══ Material to process ══

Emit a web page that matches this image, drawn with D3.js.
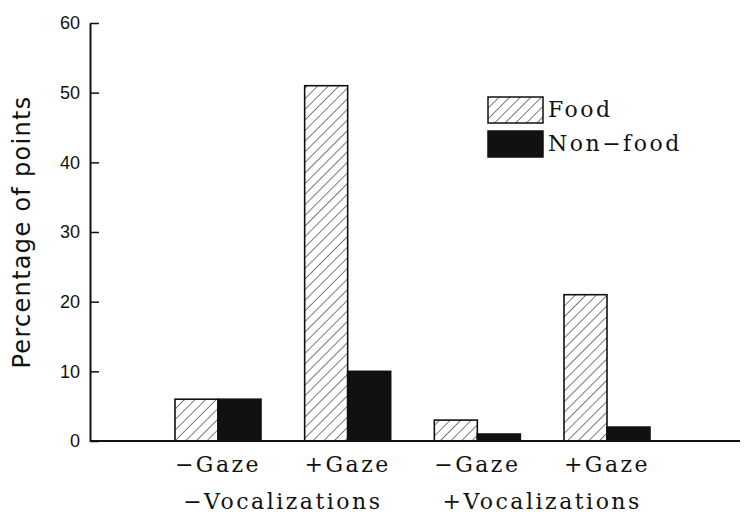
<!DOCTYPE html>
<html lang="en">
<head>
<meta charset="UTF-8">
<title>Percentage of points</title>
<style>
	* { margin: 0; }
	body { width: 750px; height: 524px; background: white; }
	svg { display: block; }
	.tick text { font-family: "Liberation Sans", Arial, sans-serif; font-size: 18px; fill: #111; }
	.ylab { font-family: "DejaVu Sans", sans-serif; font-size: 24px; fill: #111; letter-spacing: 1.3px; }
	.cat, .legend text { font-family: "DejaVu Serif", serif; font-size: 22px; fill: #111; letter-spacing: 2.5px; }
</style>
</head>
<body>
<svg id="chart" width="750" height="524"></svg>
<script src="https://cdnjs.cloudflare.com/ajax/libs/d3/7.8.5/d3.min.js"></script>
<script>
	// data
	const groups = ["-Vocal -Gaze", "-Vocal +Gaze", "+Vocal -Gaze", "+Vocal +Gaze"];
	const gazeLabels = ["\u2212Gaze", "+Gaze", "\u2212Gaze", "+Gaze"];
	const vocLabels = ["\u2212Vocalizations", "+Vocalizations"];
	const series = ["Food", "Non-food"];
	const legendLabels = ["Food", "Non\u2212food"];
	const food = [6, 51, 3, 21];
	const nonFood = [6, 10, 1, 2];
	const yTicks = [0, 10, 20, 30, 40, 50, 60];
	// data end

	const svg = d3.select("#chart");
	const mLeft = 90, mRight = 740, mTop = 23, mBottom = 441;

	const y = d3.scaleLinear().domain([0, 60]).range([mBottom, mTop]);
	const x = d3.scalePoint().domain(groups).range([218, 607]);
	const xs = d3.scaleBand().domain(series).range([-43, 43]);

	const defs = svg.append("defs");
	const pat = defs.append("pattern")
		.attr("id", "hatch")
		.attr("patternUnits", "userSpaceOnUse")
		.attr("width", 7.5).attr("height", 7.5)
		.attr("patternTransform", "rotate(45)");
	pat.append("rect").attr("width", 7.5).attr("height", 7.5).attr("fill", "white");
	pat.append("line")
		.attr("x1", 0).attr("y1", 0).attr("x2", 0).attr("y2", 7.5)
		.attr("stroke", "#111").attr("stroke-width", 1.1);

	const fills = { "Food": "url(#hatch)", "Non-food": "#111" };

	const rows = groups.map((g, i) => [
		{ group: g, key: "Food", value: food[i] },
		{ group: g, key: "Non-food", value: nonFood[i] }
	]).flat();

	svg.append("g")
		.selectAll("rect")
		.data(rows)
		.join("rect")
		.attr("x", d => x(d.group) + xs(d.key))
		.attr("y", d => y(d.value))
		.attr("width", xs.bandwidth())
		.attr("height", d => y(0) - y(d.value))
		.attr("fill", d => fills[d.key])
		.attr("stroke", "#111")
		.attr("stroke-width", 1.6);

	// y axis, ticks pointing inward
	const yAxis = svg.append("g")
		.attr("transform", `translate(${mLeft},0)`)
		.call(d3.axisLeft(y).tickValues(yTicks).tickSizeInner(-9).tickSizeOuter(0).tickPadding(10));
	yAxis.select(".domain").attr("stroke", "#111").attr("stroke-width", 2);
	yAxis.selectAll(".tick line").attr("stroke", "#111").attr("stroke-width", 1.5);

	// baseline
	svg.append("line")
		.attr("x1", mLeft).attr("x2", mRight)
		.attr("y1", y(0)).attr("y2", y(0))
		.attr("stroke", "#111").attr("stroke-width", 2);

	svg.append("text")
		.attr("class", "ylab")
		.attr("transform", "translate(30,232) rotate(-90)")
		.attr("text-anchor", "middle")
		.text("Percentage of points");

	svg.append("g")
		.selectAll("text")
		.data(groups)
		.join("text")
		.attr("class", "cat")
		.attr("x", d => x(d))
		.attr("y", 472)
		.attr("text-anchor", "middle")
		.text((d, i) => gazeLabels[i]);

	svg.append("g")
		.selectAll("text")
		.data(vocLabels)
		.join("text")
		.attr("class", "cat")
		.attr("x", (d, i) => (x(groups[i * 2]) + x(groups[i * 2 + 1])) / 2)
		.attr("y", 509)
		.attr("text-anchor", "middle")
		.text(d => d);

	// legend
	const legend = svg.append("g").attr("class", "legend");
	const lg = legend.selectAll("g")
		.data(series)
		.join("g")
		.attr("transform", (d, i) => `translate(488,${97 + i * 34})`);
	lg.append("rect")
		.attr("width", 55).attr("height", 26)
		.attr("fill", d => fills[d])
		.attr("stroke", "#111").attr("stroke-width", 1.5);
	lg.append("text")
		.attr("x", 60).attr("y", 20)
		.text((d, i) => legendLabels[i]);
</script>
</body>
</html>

═══
══ Material to process ══

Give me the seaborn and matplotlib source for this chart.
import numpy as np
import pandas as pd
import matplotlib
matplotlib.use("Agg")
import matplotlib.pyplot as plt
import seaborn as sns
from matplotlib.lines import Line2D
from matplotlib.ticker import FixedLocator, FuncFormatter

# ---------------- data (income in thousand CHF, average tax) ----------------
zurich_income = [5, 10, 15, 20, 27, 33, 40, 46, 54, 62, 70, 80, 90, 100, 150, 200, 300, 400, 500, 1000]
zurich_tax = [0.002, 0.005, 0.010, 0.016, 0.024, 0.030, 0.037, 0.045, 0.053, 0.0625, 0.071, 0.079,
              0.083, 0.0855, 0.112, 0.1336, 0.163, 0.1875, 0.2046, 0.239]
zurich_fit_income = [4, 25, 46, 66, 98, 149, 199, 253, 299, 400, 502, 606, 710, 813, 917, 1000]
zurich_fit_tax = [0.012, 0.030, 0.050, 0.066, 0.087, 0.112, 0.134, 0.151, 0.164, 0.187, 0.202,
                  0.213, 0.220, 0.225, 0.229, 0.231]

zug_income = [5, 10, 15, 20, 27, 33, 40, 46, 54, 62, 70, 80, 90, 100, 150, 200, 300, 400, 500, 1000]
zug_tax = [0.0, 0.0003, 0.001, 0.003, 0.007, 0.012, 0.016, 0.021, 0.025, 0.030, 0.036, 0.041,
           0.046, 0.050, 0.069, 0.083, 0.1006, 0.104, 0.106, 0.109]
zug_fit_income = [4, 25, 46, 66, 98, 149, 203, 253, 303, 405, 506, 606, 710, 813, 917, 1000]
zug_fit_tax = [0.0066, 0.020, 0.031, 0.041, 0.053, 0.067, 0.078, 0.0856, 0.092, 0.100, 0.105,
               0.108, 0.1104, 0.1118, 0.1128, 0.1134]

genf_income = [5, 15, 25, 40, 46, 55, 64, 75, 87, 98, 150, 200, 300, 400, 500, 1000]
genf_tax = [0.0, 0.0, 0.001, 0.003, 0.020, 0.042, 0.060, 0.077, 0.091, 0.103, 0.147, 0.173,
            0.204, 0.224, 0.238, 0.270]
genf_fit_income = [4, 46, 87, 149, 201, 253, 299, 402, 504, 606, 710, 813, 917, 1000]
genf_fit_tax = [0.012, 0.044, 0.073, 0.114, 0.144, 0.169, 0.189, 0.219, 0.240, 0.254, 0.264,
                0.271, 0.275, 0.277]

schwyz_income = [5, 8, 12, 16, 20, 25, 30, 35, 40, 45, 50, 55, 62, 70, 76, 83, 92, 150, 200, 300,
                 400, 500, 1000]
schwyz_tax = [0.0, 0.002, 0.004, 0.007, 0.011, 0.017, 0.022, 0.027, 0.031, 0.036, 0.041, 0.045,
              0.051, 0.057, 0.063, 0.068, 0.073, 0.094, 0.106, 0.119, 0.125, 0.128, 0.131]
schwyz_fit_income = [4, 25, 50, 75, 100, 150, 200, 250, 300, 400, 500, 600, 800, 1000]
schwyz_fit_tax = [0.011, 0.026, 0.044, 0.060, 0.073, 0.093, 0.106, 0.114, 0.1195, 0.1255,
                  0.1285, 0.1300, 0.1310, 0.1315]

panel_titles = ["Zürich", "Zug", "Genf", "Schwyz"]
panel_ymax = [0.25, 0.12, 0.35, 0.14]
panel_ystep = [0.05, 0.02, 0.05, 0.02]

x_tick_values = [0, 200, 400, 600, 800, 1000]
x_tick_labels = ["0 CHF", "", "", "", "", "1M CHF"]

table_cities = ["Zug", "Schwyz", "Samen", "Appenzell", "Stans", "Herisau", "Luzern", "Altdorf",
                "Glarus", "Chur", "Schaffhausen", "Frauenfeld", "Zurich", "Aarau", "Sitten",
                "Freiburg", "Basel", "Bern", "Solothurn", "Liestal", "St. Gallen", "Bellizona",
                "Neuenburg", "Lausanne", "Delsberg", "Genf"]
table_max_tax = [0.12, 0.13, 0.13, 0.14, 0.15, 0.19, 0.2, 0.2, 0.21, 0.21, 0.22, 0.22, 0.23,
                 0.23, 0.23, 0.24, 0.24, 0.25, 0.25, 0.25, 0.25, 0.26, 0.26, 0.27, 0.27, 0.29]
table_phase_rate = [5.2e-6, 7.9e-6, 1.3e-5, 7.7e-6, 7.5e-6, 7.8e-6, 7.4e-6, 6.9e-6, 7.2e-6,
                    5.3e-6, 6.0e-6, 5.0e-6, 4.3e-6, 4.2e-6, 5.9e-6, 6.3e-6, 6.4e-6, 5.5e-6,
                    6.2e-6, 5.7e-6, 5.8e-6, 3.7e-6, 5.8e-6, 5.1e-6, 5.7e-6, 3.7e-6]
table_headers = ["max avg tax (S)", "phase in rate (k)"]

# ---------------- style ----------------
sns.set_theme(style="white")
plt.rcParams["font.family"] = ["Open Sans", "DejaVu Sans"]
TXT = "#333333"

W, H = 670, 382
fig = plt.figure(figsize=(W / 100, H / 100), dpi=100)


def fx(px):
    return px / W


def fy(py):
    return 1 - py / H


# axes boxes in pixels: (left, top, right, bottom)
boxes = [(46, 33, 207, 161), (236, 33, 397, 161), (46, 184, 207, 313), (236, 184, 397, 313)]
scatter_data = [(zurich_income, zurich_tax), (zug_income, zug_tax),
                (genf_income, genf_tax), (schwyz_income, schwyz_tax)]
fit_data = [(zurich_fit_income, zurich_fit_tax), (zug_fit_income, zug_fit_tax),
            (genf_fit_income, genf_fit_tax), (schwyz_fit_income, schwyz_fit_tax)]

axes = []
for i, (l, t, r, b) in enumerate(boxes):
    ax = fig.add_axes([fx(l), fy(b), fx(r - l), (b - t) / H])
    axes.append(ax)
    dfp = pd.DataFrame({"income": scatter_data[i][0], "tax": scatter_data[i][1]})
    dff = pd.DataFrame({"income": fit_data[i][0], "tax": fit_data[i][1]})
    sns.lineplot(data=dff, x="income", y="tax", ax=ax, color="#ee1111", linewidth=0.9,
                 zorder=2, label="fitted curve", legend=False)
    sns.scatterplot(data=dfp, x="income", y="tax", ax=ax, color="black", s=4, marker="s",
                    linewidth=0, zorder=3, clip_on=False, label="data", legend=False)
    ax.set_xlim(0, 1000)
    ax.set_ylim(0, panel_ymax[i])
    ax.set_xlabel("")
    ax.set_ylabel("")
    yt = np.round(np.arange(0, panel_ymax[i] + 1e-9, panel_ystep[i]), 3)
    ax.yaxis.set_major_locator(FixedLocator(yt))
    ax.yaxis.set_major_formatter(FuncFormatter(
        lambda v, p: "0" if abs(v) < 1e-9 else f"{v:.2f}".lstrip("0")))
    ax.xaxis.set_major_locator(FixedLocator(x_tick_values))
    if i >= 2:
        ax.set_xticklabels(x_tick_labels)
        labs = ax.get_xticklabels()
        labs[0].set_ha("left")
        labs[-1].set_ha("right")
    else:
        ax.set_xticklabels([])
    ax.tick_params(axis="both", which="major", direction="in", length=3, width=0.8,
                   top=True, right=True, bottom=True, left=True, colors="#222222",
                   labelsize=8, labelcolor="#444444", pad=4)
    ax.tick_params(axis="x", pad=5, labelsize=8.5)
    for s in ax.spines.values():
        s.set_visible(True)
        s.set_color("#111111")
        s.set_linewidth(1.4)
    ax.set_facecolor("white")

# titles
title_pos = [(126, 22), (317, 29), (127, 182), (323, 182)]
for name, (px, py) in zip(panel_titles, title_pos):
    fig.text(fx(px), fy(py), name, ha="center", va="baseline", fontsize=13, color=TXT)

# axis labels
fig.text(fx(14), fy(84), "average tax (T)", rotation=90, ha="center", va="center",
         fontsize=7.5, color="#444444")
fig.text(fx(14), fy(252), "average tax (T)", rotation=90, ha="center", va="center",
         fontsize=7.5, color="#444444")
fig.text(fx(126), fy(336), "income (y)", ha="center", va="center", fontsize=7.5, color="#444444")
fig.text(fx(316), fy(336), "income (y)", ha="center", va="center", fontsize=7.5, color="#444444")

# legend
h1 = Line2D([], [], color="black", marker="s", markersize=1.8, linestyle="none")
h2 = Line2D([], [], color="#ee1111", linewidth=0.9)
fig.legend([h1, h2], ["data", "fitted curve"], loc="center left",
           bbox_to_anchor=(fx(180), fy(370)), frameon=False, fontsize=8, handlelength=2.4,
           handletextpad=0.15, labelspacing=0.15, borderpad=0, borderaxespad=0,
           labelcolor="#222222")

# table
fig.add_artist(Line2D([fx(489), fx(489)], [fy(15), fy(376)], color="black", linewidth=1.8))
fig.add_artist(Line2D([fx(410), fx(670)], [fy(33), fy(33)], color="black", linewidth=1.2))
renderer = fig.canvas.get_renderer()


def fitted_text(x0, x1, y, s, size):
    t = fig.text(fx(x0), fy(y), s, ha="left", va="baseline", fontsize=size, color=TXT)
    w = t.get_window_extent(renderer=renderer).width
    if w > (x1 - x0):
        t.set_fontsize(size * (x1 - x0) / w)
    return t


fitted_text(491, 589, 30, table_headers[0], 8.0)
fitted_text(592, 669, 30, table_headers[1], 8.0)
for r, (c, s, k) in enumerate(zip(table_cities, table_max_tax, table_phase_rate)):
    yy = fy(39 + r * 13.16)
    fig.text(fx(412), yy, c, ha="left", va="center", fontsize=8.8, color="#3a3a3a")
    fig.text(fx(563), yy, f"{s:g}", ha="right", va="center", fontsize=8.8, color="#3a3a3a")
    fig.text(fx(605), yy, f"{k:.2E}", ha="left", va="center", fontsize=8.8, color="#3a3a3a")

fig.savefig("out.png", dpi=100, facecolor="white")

═══

Show every line from the listing above in which the string "this" appears.

**Answer below:**
Emit a web page that matches this image, drawn with D3.js.
Give me the seaborn and matplotlib source for this chart.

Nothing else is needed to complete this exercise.